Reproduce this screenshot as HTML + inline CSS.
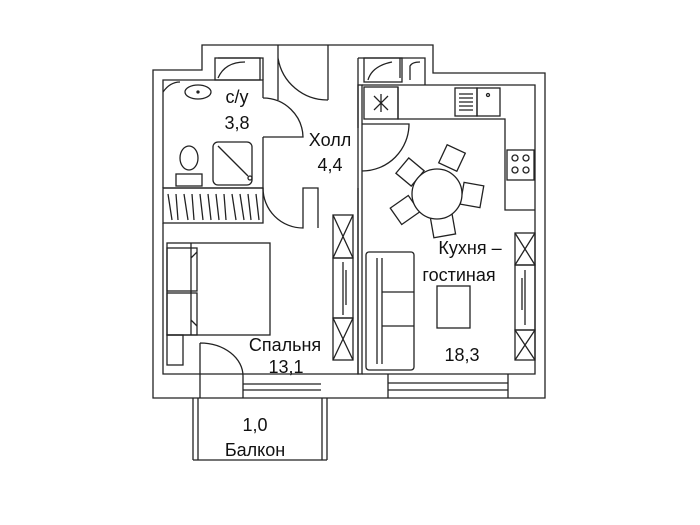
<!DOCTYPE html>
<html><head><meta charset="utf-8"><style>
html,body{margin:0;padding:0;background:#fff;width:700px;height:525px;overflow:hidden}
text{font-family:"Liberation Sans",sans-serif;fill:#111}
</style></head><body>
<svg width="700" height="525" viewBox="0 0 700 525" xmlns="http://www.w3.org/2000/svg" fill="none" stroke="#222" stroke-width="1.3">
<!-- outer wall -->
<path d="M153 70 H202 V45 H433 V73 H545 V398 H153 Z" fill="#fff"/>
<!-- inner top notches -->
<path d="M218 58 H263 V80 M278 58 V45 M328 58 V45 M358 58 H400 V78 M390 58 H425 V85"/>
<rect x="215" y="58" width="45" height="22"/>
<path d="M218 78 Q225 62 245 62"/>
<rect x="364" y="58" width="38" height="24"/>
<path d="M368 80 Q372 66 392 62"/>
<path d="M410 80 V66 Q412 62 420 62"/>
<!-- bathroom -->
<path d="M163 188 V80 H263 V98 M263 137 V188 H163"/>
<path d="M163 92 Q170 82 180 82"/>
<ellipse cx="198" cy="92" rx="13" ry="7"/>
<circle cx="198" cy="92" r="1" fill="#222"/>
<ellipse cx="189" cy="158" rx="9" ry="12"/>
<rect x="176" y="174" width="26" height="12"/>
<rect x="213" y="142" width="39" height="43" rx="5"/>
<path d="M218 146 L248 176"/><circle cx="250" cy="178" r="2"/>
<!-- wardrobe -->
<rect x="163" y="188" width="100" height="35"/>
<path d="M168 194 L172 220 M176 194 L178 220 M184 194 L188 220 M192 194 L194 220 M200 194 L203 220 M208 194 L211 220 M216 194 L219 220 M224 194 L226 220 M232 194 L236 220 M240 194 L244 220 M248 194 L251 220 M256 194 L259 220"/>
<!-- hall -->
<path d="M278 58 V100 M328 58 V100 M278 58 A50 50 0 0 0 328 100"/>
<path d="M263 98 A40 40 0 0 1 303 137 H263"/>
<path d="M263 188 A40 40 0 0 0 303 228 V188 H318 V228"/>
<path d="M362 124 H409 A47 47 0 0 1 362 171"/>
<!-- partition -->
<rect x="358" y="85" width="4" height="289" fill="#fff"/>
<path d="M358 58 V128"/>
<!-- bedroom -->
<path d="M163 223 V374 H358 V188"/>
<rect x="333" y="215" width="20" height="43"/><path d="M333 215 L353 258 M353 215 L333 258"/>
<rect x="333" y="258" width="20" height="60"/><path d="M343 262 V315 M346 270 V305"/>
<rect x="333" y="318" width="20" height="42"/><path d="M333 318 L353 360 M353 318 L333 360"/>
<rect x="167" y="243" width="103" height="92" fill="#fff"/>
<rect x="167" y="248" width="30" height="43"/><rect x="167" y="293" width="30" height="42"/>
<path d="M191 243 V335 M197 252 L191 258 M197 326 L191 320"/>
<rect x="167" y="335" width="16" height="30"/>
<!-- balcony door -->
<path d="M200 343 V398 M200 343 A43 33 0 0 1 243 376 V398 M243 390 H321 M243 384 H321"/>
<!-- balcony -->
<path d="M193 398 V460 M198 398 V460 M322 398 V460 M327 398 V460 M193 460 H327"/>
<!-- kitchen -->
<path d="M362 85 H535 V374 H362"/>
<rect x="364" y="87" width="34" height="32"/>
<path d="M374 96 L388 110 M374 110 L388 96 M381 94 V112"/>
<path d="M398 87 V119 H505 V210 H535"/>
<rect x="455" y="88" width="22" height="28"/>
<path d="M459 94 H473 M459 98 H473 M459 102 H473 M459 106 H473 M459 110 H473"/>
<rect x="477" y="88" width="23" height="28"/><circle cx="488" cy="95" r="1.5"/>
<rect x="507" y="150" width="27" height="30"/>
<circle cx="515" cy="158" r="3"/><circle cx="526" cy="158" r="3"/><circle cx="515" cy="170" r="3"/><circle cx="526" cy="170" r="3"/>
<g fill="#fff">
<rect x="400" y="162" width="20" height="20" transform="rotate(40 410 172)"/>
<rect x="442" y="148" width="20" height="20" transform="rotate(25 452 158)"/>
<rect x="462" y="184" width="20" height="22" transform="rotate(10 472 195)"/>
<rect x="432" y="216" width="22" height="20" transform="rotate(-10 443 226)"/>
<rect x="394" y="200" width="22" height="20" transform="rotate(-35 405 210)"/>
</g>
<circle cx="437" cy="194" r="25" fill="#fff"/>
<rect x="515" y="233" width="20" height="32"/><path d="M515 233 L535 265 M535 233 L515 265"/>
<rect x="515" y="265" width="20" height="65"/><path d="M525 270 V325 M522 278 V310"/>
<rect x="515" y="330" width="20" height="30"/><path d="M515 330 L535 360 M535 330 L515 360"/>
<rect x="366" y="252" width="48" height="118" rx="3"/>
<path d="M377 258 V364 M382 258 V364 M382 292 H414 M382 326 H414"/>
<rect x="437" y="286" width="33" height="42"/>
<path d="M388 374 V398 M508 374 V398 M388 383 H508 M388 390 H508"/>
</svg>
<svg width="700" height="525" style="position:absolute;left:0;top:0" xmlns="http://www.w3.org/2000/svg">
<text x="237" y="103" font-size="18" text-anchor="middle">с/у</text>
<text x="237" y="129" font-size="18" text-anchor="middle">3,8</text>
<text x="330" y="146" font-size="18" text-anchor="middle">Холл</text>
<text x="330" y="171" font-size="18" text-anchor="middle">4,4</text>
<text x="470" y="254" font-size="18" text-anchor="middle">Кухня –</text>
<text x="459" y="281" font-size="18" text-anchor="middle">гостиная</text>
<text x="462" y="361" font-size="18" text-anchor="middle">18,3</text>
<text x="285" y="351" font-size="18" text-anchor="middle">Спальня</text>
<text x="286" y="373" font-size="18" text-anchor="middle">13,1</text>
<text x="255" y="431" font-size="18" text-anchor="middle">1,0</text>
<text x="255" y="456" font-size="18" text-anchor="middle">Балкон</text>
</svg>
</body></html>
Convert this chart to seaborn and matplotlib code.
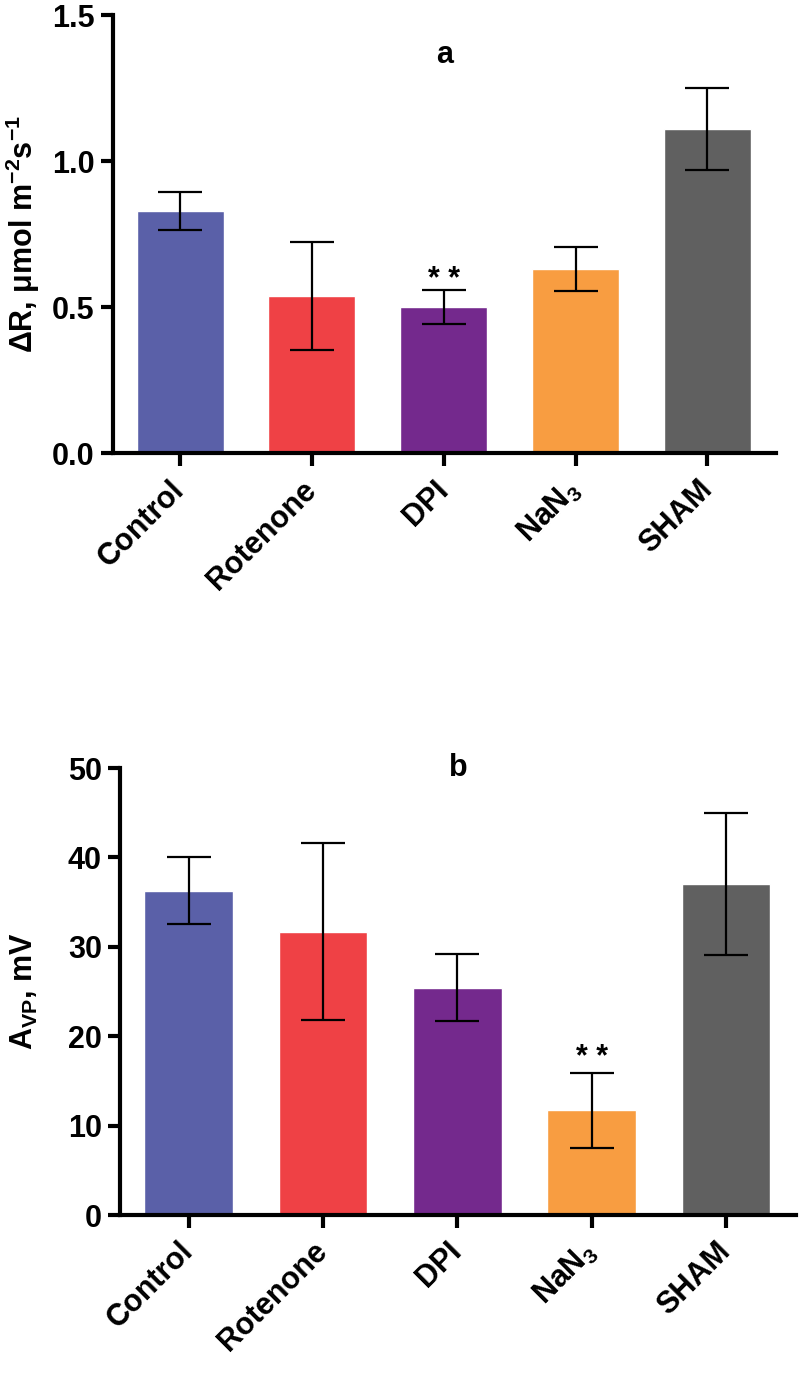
——————————
WHAT IS REQUIRED =
Transcribe the records above exactly, leaving out every picture.

FINISHED EXERCISE =
Reproduce this screenshot as HTML + inline CSS.
<!DOCTYPE html>
<html><head><meta charset="utf-8"><style>
html,body{margin:0;padding:0;background:#fff;width:700px;height:525px;overflow:hidden}
text{font-family:"Liberation Sans",sans-serif;fill:#111}
</style></head><body>
<svg width="700" height="525" viewBox="0 0 700 525" xmlns="http://www.w3.org/2000/svg" fill="none" stroke="#222" stroke-width="1.3">
<!-- outer wall -->
<path d="M153 70 H202 V45 H433 V73 H545 V398 H153 Z" fill="#fff"/>
<!-- inner top notches -->
<path d="M218 58 H263 V80 M278 58 V45 M328 58 V45 M358 58 H400 V78 M390 58 H425 V85"/>
<rect x="215" y="58" width="45" height="22"/>
<path d="M218 78 Q225 62 245 62"/>
<rect x="364" y="58" width="38" height="24"/>
<path d="M368 80 Q372 66 392 62"/>
<path d="M410 80 V66 Q412 62 420 62"/>
<!-- bathroom -->
<path d="M163 188 V80 H263 V98 M263 137 V188 H163"/>
<path d="M163 92 Q170 82 180 82"/>
<ellipse cx="198" cy="92" rx="13" ry="7"/>
<circle cx="198" cy="92" r="1" fill="#222"/>
<ellipse cx="189" cy="158" rx="9" ry="12"/>
<rect x="176" y="174" width="26" height="12"/>
<rect x="213" y="142" width="39" height="43" rx="5"/>
<path d="M218 146 L248 176"/><circle cx="250" cy="178" r="2"/>
<!-- wardrobe -->
<rect x="163" y="188" width="100" height="35"/>
<path d="M168 194 L172 220 M176 194 L178 220 M184 194 L188 220 M192 194 L194 220 M200 194 L203 220 M208 194 L211 220 M216 194 L219 220 M224 194 L226 220 M232 194 L236 220 M240 194 L244 220 M248 194 L251 220 M256 194 L259 220"/>
<!-- hall -->
<path d="M278 58 V100 M328 58 V100 M278 58 A50 50 0 0 0 328 100"/>
<path d="M263 98 A40 40 0 0 1 303 137 H263"/>
<path d="M263 188 A40 40 0 0 0 303 228 V188 H318 V228"/>
<path d="M362 124 H409 A47 47 0 0 1 362 171"/>
<!-- partition -->
<rect x="358" y="85" width="4" height="289" fill="#fff"/>
<path d="M358 58 V128"/>
<!-- bedroom -->
<path d="M163 223 V374 H358 V188"/>
<rect x="333" y="215" width="20" height="43"/><path d="M333 215 L353 258 M353 215 L333 258"/>
<rect x="333" y="258" width="20" height="60"/><path d="M343 262 V315 M346 270 V305"/>
<rect x="333" y="318" width="20" height="42"/><path d="M333 318 L353 360 M353 318 L333 360"/>
<rect x="167" y="243" width="103" height="92" fill="#fff"/>
<rect x="167" y="248" width="30" height="43"/><rect x="167" y="293" width="30" height="42"/>
<path d="M191 243 V335 M197 252 L191 258 M197 326 L191 320"/>
<rect x="167" y="335" width="16" height="30"/>
<!-- balcony door -->
<path d="M200 343 V398 M200 343 A43 33 0 0 1 243 376 V398 M243 390 H321 M243 384 H321"/>
<!-- balcony -->
<path d="M193 398 V460 M198 398 V460 M322 398 V460 M327 398 V460 M193 460 H327"/>
<!-- kitchen -->
<path d="M362 85 H535 V374 H362"/>
<rect x="364" y="87" width="34" height="32"/>
<path d="M374 96 L388 110 M374 110 L388 96 M381 94 V112"/>
<path d="M398 87 V119 H505 V210 H535"/>
<rect x="455" y="88" width="22" height="28"/>
<path d="M459 94 H473 M459 98 H473 M459 102 H473 M459 106 H473 M459 110 H473"/>
<rect x="477" y="88" width="23" height="28"/><circle cx="488" cy="95" r="1.5"/>
<rect x="507" y="150" width="27" height="30"/>
<circle cx="515" cy="158" r="3"/><circle cx="526" cy="158" r="3"/><circle cx="515" cy="170" r="3"/><circle cx="526" cy="170" r="3"/>
<g fill="#fff">
<rect x="400" y="162" width="20" height="20" transform="rotate(40 410 172)"/>
<rect x="442" y="148" width="20" height="20" transform="rotate(25 452 158)"/>
<rect x="462" y="184" width="20" height="22" transform="rotate(10 472 195)"/>
<rect x="432" y="216" width="22" height="20" transform="rotate(-10 443 226)"/>
<rect x="394" y="200" width="22" height="20" transform="rotate(-35 405 210)"/>
</g>
<circle cx="437" cy="194" r="25" fill="#fff"/>
<rect x="515" y="233" width="20" height="32"/><path d="M515 233 L535 265 M535 233 L515 265"/>
<rect x="515" y="265" width="20" height="65"/><path d="M525 270 V325 M522 278 V310"/>
<rect x="515" y="330" width="20" height="30"/><path d="M515 330 L535 360 M535 330 L515 360"/>
<rect x="366" y="252" width="48" height="118" rx="3"/>
<path d="M377 258 V364 M382 258 V364 M382 292 H414 M382 326 H414"/>
<rect x="437" y="286" width="33" height="42"/>
<path d="M388 374 V398 M508 374 V398 M388 383 H508 M388 390 H508"/>
</svg>
<svg width="700" height="525" style="position:absolute;left:0;top:0" xmlns="http://www.w3.org/2000/svg">
<text x="237" y="103" font-size="18" text-anchor="middle">с/у</text>
<text x="237" y="129" font-size="18" text-anchor="middle">3,8</text>
<text x="330" y="146" font-size="18" text-anchor="middle">Холл</text>
<text x="330" y="171" font-size="18" text-anchor="middle">4,4</text>
<text x="470" y="254" font-size="18" text-anchor="middle">Кухня –</text>
<text x="459" y="281" font-size="18" text-anchor="middle">гостиная</text>
<text x="462" y="361" font-size="18" text-anchor="middle">18,3</text>
<text x="285" y="351" font-size="18" text-anchor="middle">Спальня</text>
<text x="286" y="373" font-size="18" text-anchor="middle">13,1</text>
<text x="255" y="431" font-size="18" text-anchor="middle">1,0</text>
<text x="255" y="456" font-size="18" text-anchor="middle">Балкон</text>
</svg>
</body></html>
Convert this chart to seaborn and matplotlib code.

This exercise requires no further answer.